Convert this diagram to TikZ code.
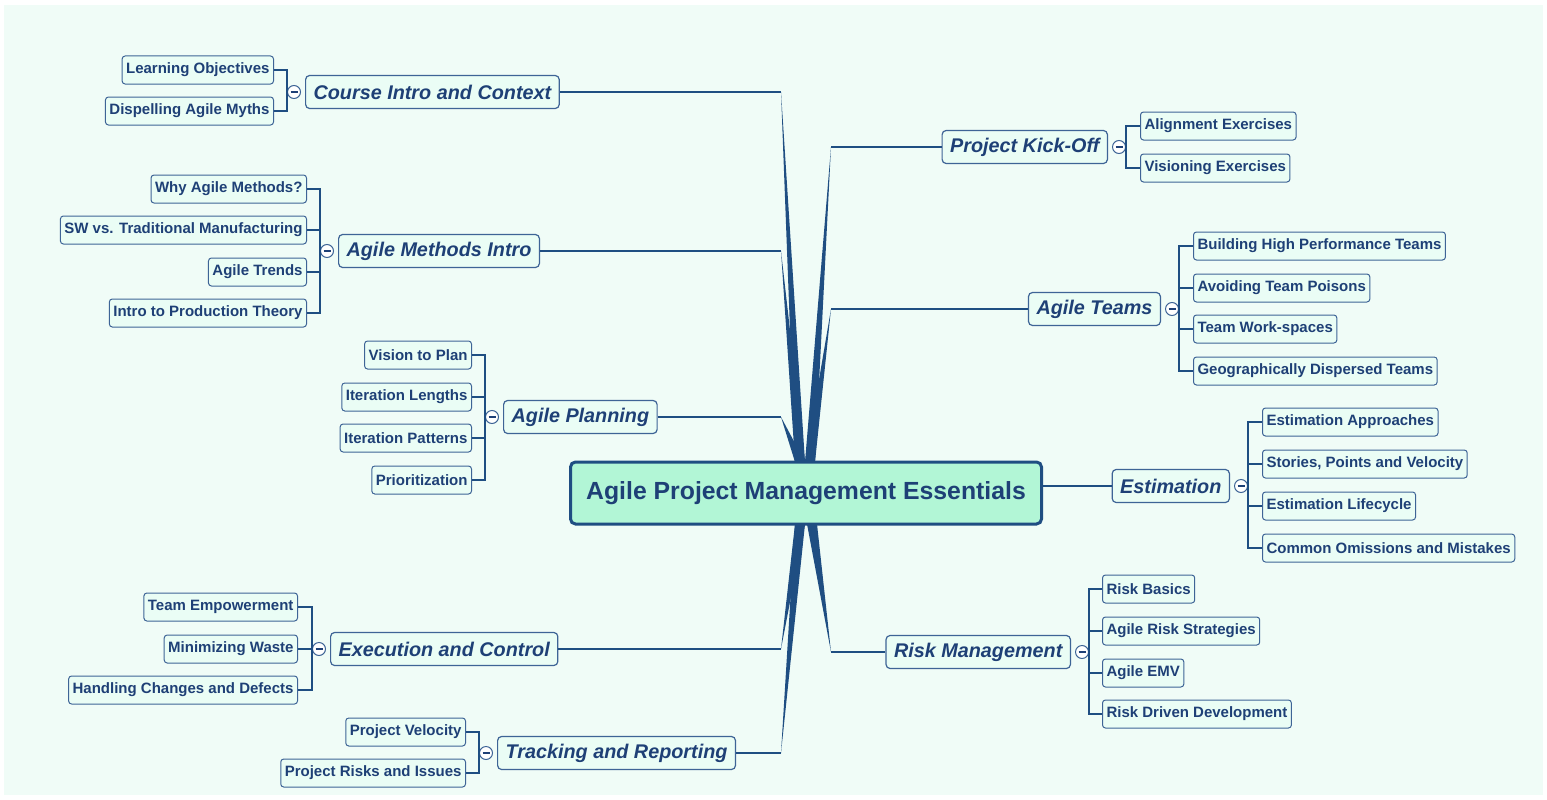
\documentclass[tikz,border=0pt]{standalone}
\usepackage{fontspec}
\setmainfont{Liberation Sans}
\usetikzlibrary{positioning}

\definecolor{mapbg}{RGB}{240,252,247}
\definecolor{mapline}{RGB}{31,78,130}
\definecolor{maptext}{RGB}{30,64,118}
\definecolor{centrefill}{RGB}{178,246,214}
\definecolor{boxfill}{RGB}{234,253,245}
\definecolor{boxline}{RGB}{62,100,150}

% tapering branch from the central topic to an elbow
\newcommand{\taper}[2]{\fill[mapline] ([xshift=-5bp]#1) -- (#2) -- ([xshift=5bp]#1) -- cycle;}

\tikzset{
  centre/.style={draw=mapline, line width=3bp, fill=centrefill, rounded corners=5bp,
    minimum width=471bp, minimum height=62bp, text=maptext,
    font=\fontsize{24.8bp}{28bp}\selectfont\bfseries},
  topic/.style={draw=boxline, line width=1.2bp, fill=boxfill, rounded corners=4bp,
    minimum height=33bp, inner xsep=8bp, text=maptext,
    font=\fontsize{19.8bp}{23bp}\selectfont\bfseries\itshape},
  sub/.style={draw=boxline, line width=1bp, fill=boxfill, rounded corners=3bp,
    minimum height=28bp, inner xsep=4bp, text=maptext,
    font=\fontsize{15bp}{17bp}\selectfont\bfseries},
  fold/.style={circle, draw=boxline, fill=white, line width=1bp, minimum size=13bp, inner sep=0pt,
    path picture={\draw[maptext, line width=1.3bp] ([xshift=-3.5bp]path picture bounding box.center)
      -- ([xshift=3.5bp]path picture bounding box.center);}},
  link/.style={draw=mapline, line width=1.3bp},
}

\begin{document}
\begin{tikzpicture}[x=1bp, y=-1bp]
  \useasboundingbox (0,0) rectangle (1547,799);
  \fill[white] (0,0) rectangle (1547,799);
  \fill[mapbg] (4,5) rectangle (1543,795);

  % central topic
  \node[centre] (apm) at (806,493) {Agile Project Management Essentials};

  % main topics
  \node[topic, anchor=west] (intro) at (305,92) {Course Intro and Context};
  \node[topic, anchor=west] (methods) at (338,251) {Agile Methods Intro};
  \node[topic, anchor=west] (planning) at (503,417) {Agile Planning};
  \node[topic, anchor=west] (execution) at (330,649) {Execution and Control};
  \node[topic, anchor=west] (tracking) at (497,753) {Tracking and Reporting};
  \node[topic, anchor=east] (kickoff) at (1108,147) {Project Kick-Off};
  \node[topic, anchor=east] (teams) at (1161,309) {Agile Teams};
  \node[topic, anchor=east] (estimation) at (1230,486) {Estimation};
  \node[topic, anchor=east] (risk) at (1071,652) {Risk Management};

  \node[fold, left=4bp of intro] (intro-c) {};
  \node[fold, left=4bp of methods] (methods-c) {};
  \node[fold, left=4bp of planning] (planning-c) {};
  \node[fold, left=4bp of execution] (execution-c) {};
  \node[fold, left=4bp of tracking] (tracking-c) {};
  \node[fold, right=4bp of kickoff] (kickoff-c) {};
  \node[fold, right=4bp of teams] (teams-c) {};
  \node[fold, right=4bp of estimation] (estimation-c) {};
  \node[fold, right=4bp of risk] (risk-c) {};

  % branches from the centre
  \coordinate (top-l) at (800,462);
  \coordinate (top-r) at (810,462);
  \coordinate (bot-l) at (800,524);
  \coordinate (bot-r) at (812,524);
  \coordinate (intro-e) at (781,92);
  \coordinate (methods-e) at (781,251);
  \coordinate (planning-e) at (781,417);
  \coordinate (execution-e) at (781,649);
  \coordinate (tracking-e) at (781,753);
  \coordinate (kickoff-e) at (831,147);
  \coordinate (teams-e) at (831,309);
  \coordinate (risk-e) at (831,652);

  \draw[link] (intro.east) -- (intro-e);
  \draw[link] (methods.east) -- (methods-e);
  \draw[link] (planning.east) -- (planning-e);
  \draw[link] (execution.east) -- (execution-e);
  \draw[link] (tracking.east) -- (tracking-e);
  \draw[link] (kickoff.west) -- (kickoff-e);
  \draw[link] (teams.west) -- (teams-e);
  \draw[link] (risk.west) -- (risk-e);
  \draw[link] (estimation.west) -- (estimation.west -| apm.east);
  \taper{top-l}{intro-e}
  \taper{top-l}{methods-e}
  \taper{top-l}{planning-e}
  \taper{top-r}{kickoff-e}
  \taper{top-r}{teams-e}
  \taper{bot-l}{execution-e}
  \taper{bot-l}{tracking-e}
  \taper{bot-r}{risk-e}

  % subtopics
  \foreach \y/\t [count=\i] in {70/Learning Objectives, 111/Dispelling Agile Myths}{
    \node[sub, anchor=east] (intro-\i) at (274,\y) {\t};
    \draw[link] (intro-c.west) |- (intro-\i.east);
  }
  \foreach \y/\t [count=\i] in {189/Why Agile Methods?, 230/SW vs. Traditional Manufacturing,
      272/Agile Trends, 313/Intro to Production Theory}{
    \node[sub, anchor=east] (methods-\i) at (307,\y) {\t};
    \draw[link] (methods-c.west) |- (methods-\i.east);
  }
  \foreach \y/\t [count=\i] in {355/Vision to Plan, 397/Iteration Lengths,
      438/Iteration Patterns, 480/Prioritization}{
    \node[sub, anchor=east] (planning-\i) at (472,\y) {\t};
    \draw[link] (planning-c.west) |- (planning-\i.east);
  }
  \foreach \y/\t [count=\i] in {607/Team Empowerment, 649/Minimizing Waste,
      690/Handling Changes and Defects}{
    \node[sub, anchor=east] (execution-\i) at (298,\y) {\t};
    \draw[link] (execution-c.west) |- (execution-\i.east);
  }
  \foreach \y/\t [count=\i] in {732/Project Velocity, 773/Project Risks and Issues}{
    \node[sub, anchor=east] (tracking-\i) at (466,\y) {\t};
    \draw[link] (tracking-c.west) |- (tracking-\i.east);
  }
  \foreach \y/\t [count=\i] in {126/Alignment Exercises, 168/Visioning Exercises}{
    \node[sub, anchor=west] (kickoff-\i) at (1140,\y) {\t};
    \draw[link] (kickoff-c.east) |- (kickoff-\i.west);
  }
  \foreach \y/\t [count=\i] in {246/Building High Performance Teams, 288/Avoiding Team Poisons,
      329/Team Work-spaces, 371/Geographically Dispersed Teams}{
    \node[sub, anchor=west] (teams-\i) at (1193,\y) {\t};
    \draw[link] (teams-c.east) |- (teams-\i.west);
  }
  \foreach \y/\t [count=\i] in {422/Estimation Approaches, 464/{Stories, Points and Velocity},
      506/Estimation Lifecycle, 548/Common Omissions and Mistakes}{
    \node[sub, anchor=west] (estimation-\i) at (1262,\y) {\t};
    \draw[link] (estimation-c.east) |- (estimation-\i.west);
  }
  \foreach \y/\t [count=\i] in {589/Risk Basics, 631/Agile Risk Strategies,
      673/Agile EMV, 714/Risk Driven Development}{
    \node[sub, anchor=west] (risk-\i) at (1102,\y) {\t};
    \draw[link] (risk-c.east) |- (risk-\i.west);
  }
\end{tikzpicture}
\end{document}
* * * * * * * * *
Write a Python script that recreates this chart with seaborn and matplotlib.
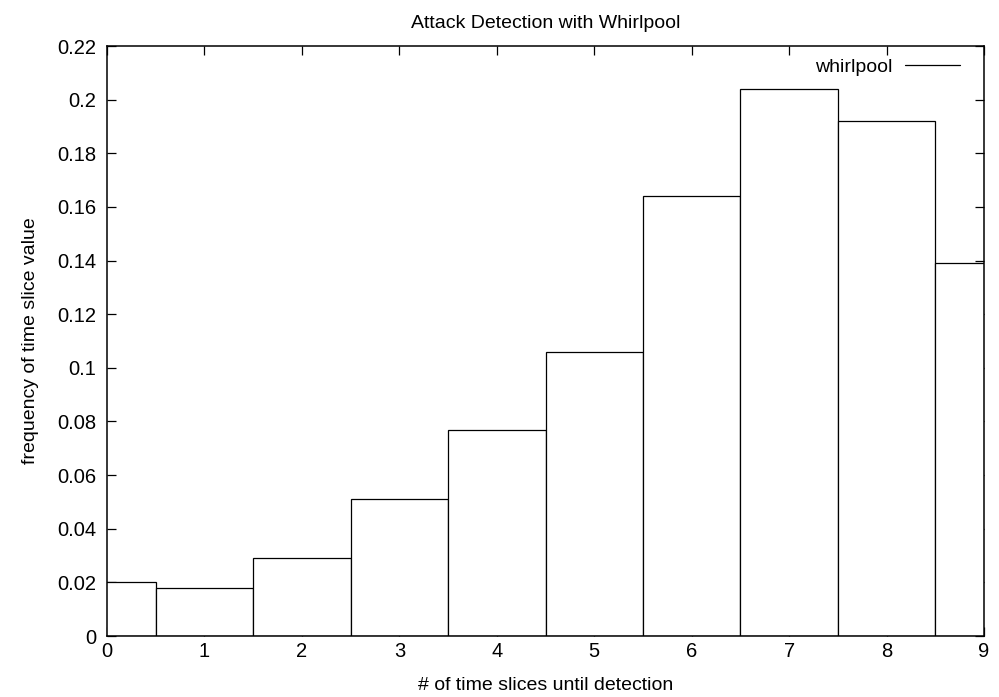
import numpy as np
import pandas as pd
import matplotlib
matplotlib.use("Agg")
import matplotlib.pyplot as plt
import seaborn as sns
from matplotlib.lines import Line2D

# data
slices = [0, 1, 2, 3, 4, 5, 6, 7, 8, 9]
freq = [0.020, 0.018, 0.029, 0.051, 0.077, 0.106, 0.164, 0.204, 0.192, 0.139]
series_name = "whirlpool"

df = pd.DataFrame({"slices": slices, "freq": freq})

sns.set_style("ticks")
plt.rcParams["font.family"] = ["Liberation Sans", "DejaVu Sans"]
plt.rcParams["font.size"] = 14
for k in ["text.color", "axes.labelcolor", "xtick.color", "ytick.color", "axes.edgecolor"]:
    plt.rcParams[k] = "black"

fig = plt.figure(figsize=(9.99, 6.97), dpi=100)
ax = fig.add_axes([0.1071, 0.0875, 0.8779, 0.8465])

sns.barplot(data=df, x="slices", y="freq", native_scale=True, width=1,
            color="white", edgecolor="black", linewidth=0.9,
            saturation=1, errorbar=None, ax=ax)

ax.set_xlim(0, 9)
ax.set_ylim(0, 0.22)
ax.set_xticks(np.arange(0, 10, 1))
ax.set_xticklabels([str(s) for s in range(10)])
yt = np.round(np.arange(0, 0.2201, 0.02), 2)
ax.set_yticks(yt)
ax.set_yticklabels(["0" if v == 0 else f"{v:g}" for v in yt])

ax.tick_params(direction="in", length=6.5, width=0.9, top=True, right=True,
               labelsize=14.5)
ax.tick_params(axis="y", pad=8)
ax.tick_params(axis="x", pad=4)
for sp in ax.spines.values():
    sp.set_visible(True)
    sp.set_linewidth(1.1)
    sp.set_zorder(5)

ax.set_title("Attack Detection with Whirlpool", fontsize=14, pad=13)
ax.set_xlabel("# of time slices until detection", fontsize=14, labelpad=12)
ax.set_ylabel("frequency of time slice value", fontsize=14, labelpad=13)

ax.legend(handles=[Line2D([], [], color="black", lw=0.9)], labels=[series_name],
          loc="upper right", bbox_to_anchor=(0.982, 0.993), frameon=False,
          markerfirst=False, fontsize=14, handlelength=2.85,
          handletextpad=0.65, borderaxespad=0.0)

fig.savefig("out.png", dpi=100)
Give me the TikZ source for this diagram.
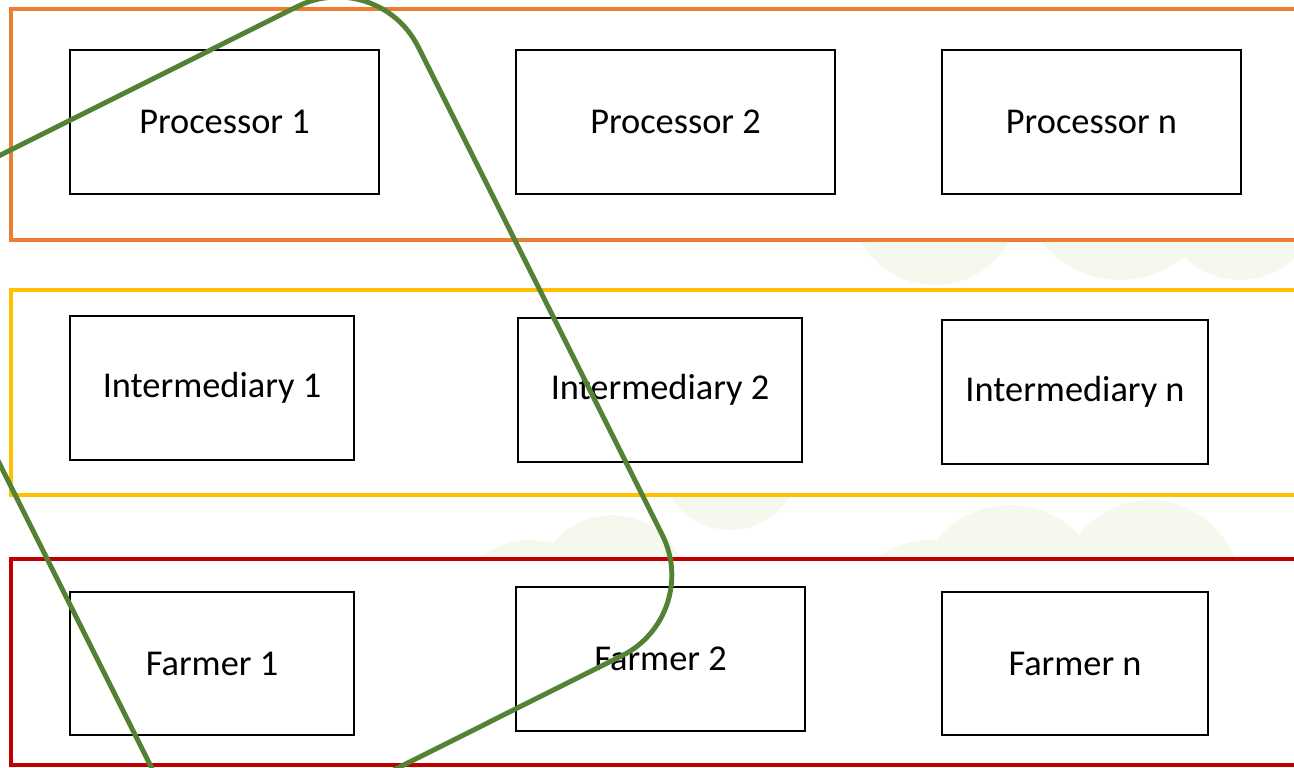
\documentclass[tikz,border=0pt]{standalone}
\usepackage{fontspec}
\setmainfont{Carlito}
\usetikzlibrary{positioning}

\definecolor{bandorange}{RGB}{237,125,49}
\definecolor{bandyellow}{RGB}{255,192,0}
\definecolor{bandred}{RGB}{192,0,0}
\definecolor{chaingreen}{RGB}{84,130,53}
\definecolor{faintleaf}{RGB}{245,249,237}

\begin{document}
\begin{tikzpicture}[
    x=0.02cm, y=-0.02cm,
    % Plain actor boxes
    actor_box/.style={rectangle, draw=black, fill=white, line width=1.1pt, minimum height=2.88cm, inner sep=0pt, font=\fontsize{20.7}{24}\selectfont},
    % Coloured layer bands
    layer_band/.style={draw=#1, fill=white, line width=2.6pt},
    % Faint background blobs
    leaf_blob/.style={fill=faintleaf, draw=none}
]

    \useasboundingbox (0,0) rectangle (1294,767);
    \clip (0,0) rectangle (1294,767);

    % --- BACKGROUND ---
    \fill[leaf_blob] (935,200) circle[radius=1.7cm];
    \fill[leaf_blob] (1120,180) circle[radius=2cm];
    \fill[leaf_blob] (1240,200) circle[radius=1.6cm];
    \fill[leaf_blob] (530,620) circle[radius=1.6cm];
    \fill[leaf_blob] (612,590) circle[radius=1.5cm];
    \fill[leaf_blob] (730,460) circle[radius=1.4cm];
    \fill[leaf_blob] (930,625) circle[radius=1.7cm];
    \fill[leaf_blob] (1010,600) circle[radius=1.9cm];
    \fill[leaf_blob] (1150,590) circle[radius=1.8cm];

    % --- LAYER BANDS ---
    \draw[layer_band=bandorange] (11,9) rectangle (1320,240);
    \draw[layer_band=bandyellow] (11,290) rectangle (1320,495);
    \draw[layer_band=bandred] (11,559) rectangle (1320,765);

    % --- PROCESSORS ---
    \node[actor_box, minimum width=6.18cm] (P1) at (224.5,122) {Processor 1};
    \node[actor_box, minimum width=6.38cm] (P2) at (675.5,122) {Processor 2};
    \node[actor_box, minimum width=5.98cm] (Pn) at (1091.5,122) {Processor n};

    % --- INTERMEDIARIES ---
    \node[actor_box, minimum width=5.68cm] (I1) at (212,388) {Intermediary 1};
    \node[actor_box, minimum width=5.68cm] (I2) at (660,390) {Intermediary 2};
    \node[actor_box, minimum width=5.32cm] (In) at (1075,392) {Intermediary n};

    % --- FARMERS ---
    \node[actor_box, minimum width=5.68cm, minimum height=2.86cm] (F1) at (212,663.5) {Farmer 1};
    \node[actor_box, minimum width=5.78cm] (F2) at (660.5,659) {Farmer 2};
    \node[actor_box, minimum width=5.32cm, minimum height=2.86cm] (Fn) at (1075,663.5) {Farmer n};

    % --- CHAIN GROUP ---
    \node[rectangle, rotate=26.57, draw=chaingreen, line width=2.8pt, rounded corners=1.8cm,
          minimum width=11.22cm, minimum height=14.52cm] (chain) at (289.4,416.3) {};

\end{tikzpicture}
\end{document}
* * * * * * * * *
_Set task_: Copy only what runs above from the line containing "Write a Python" through the line containing "from matplotlib.lines import Line2D", exactly. Leave out the pictures.

_Solution for this exercise_:
Write a Python script that recreates this chart with seaborn and matplotlib.
import numpy as np
import pandas as pd
import matplotlib
matplotlib.use("Agg")
import matplotlib.pyplot as plt
import seaborn as sns
from matplotlib.lines import Line2D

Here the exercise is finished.